The presentation is spectacular, and the performance results are nothing short of stellar.


Excellent job. Nobody but you could have pulled this off with such precision. 10 out of 10... :thumbup:




Ersterhernd
 
MiniHack, anyone who isn't impressed with this mod should take up basket weaving. :lol:

The presentation is spectacular, and the performance results are nothing short of stellar.


Excellent job. Nobody but you could have pulled this off with such precision. 10 out of 10... :thumbup:




Ersterhernd

Thanks so much E. for the positive comments.

For sure this has been an adventure, especially with that power supply issue being a dead end (must blank off that back panel switch and take the unused board out of the Cube…).

I honestly cannot see how any more performance can be sensibly squeezed into this little Cube using a Pico 160W, so I think this has found the limits. Gratifying that it is so quiet and the temp.s are so good and properly useable.

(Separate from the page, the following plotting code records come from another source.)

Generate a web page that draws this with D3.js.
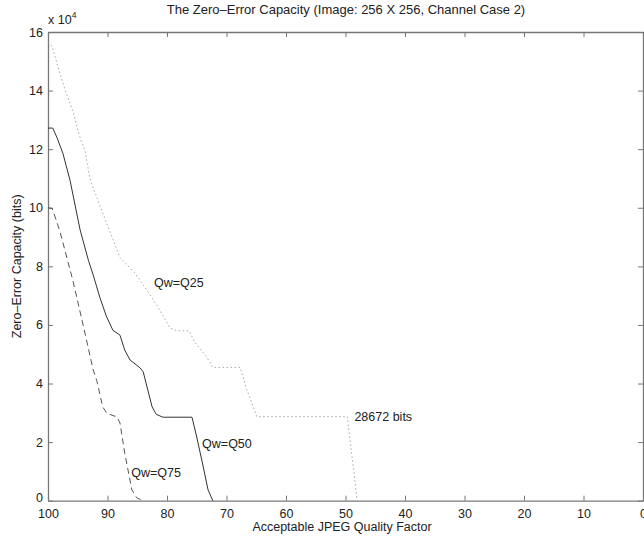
<!DOCTYPE html>
<html>
<head>
<meta charset="utf-8">
<script src="https://cdn.jsdelivr.net/npm/d3@7"></script>
<style>
  body { margin: 0; background: #fff; }
  svg { display: block; font-family: "Liberation Sans", Arial, sans-serif; }
</style>
</head>
<body>
<svg id="chart" width="644" height="540"></svg>
<script>
// quality factor, capacity (x 10^4 bits)
const q25 = [[100,15.65],[99.3,15.5],[98.3,14.8],[97.1,14.0],[95.8,13.3],[94.8,12.5],[93.8,11.96],[92.9,10.94],[91.5,10.2],[90,9.4],[87.9,8.3],[85.5,7.8],[83.4,7.2],[81.2,6.5],[79.5,5.9],[78.3,5.8],[76.3,5.8],[75.3,5.4],[73.3,4.9],[72.3,4.55],[67.7,4.55],[66.6,3.8],[65.5,3.2],[64.9,2.8672],[49.7,2.8672],[49.2,2.0],[48.6,1.0],[48.1,0.1],[48,0]];
const q50 = [[100,12.72],[99.2,12.72],[98.5,12.4],[97.5,11.86],[96.3,10.94],[94.6,9.24],[93.2,8.2],[92.4,7.7],[91.3,6.95],[90.2,6.3],[89.1,5.82],[87.9,5.65],[87.1,5.14],[86.2,4.8],[84.5,4.53],[84,4.4],[82.5,3.2],[81.8,2.95],[80.7,2.85],[75.8,2.85],[75.0,2.17],[73.9,1.15],[73.1,0.37],[72.3,0]];
const q75 = [[100,10.0],[99.3,9.98],[98,9.2],[95.8,7.5],[94.1,6.0],[92.4,4.46],[91.8,4.1],[90.8,3.2],[90.1,2.98],[88.4,2.86],[87.9,2.65],[87.1,1.62],[85.9,0.37],[85.1,0.1],[84,0]];

const xTicks = [100, 90, 80, 70, 60, 50, 40, 30, 20, 10, 0];
const yTicks = [0, 2, 4, 6, 8, 10, 12, 14, 16];

const labels = [
  {text: "Qw=Q25", q: 82.2, v: 7.45},
  {text: "Qw=Q50", q: 74.1, v: 1.95},
  {text: "Qw=Q75", q: 86.0, v: 0.95},
  {text: "28672 bits", q: 48.5, v: 2.8672}
];

const svg = d3.select("#chart");
const mLeft = 48, mRight = 643, mTop = 32, mBottom = 500.7;
const fs = "12.5px";

const x = d3.scaleLinear().domain([100, 0]).range([mLeft, mRight]);
const y = d3.scaleLinear().domain([0, 16]).range([mBottom, mTop]);

const axisColor = "#777";

// inward ticks on all four sides, matlab style
const gx = svg.append("g").attr("transform", `translate(0,${mBottom})`)
  .call(d3.axisBottom(x).tickValues(xTicks).tickSizeInner(-5).tickSizeOuter(0).tickPadding(8));
const gy = svg.append("g").attr("transform", `translate(${mLeft},0)`)
  .call(d3.axisLeft(y).tickValues(yTicks).tickSizeInner(-5).tickSizeOuter(0).tickPadding(5));
const gt = svg.append("g").attr("transform", `translate(0,${mTop})`)
  .call(d3.axisTop(x).tickValues(xTicks).tickSizeInner(-5).tickSizeOuter(0).tickFormat(""));
const gr = svg.append("g").attr("transform", `translate(${mRight},0)`)
  .call(d3.axisRight(y).tickValues(yTicks).tickSizeInner(-5).tickSizeOuter(0).tickFormat(""));

[gx, gy, gt, gr].forEach(g => {
  g.select(".domain").attr("stroke", axisColor).attr("stroke-width", 1.3);
  g.selectAll(".tick line").attr("stroke", axisColor);
  g.selectAll(".tick text").attr("fill", "#222").style("font-size", fs);
});
// the 0 label sits a touch higher so it clears the 100 below it
gy.selectAll(".tick text").filter(d => d === 0).attr("dy", "0.1em");

const line = d3.line().x(d => x(d[0])).y(d => y(d[1]));

svg.append("path").datum(q25)
  .attr("fill", "none").attr("stroke", "#a8a8a8").attr("stroke-width", 1)
  .attr("stroke-dasharray", "1.5,2.5").attr("d", line);
svg.append("path").datum(q50)
  .attr("fill", "none").attr("stroke", "#333").attr("stroke-width", 1)
  .attr("d", line);
svg.append("path").datum(q75)
  .attr("fill", "none").attr("stroke", "#555").attr("stroke-width", 1)
  .attr("stroke-dasharray", "6,4").attr("d", line);

svg.selectAll("text.lbl")
  .data(labels)
  .join("text")
  .attr("class", "lbl")
  .attr("x", d => x(d.q))
  .attr("y", d => y(d.v))
  .attr("dy", "0.35em")
  .attr("fill", "#222")
  .style("font-size", fs)
  .text(d => d.text);

// exponent
const ex = svg.append("text").attr("x", mLeft).attr("y", 24).attr("fill", "#222").style("font-size", fs);
ex.append("tspan").text("x 10");
ex.append("tspan").attr("dy", -6).style("font-size", "8.5px").text("4");

svg.append("text")
  .attr("x", 346).attr("y", 14)
  .attr("text-anchor", "middle").attr("fill", "#222").style("font-size", "13px")
  .text("The Zero\u2013Error Capacity (Image: 256 X 256, Channel Case 2)");

svg.append("text")
  .attr("x", 342).attr("y", 531)
  .attr("text-anchor", "middle").attr("fill", "#222").style("font-size", fs)
  .text("Acceptable JPEG Quality Factor");

svg.append("text")
  .attr("transform", `translate(21,${(mTop + mBottom) / 2}) rotate(-90)`)
  .attr("text-anchor", "middle").attr("fill", "#222").style("font-size", fs)
  .text("Zero\u2013Error Capacity (bits)");
</script>
</body>
</html>
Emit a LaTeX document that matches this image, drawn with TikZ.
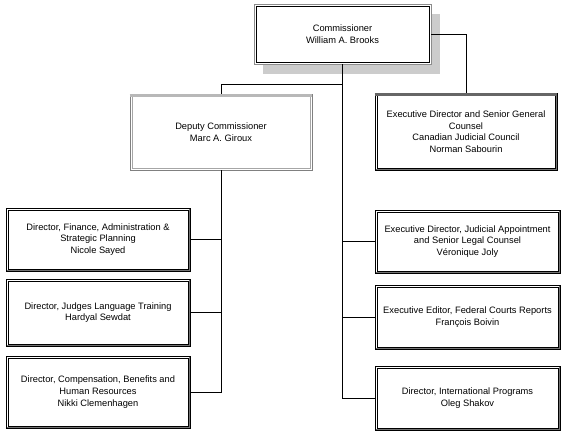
\documentclass[tikz,border=0pt]{standalone}
\usepackage{fontspec}
\setmainfont{Liberation Sans}
\usetikzlibrary{shadows}
\begin{document}
\begin{tikzpicture}[x=1pt,y=-1pt]
	\tikzstyle{unit}=[rectangle,draw=black,line width=0.8pt,fill=white,align=center,inner sep=0pt,font=\fontsize{9.3}{11.6}\selectfont]
	\tikzstyle{lower}=[unit,minimum width=184pt]
	\tikzstyle{frame}=[draw=black,line width=0.8pt]
	\tikzstyle{band}=[draw=black!55,line width=1.4pt]
	\tikzstyle{edge}=[draw,line width=0.8pt]
	\useasboundingbox (0,0) rectangle (563,437);
	\begin{scope}
		\node [unit,draw=black!45,minimum width=177pt,minimum height=60pt,
		       drop shadow={shadow xshift=9pt,shadow yshift=-10pt,fill=black!20,opacity=1}]
		       (comm) at (342.5,34) {Commissioner\\William A. Brooks};
		\node [unit,draw=black!50,minimum width=182pt,minimum height=76pt] (dep) at (221,132) {Deputy Commissioner\\Marc A. Giroux};
		\node [unit,minimum width=182pt,minimum height=77pt] (exec) at (466,131.5) {Executive Director and Senior General\\Counsel\\Canadian Judicial Council\\Norman Sabourin};

		\node [lower,minimum height=63pt] (fin) at (98,239.5) {Director, Finance, Administration \&\\Strategic Planning\\Nicole Sayed};
		\node [lower,minimum height=67pt] (lang) at (98,312.5) {Director, Judges Language Training\\Hardyal Sewdat};
		\node [lower,minimum height=72pt] (comp) at (98,392) {Director, Compensation, Benefits and\\Human Resources\\Nikki Clemenhagen};

		\node [lower,minimum width=185pt,minimum height=63pt] (appt) at (467.5,241.5) {Executive Director, Judicial Appointment\\and Senior Legal Counsel\\Véronique Joly};
		\node [lower,minimum width=185pt,minimum height=64pt] (fcr) at (467.5,317) {Executive Editor, Federal Courts Reports\\François Boivin};
		\node [lower,minimum width=185pt,minimum height=64pt] (intl) at (467.5,398) {Director, International Programs\\Oleg Shakov};

		% inner lines and 3d edges of the frames
		\foreach \n in {comm,exec,fin,lang,comp,appt,fcr,intl}
			\path[frame] ([shift={(2.4pt,-2.4pt)}]\n.north west) rectangle ([shift={(-2.4pt,2.4pt)}]\n.south east);
		\path[frame,draw=black!35] ([shift={(2.4pt,-2.4pt)}]dep.north west) rectangle ([shift={(-2.4pt,2.4pt)}]dep.south east);
		\foreach \n in {fin,lang,comp,appt,fcr,intl,exec}
			\path[band] ([shift={(-1.2pt,-1.2pt)}]\n.north east) -- ([shift={(-1.2pt,1.2pt)}]\n.south east) -- ([shift={(1.2pt,1.2pt)}]\n.south west);
		\path[band,line width=2.8pt,draw=black!60] ([yshift=-1.6pt]exec.north west) -- ([yshift=-1.6pt]exec.north east);
		\path[band,line width=2.8pt,draw=black!28] ([yshift=-1.6pt]dep.north west) -- ([yshift=-1.6pt]dep.north east);

		\coordinate (split) at (comm.south |- 0,84);
		\path[edge] (comm.east) -| (exec.north);
		\path[edge] (comm.south) -- (comm.south |- intl.west) -- (intl.west);
		\path[edge] (split) -| (dep.north);
		\path[edge] (comm.south |- appt.west) -- (appt.west);
		\path[edge] (comm.south |- fcr.west) -- (fcr.west);
		\path[edge] (dep.south) -- (dep.south |- comp.east) -- (comp.east);
		\path[edge] (dep.south |- fin.east) -- (fin.east);
		\path[edge] (dep.south |- lang.east) -- (lang.east);
	\end{scope}
\end{tikzpicture}
\end{document}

I think my next Cube adventure (once you start it is not possible to stop is it?) is likely to be taking advantage of my now high power external brick and will use this supply: http://linitx.com/product/m4atxhv-2...ar-psu/13033?gclid=CKDgxe_397oCFSTmwgodrQ4Ajw to full advantage. But that will definitely need to wait a while as I have other unfinished mod.s to button up in the meantime!
 
Just as a follow up, you have I hope notice my completed mod post for this, just check out my sig. for that one.

Also, I have been re-reading and re-testing some elements and think that HWMonitor is actually reporting the temp.s correctly of my little Sapphire HD7750. So the water loop keeps temp.s on that down well below what the normal heatsink would do as reported by this thread:

http://www.overclockersclub.com/reviews/sapphire_7750_lp/4.htm

and seemingly at full load the water cooling is staggeringly better than the stock fan/heatsink for keeping temp.s of the GPU down. It really makes me sad that in the end in this build I am limited to keeping max system power down to the 150W or so level, as it is clear that it'd be fun to be able to try over clocking the tiny GPU (and CPU) in the same way they do in the oveclockersclub thread to see how this little Cube build could fly if the settings were tweaked.

Still, that is probably best left for another build and thread as I am too pleased with this Cube to tear it back down again.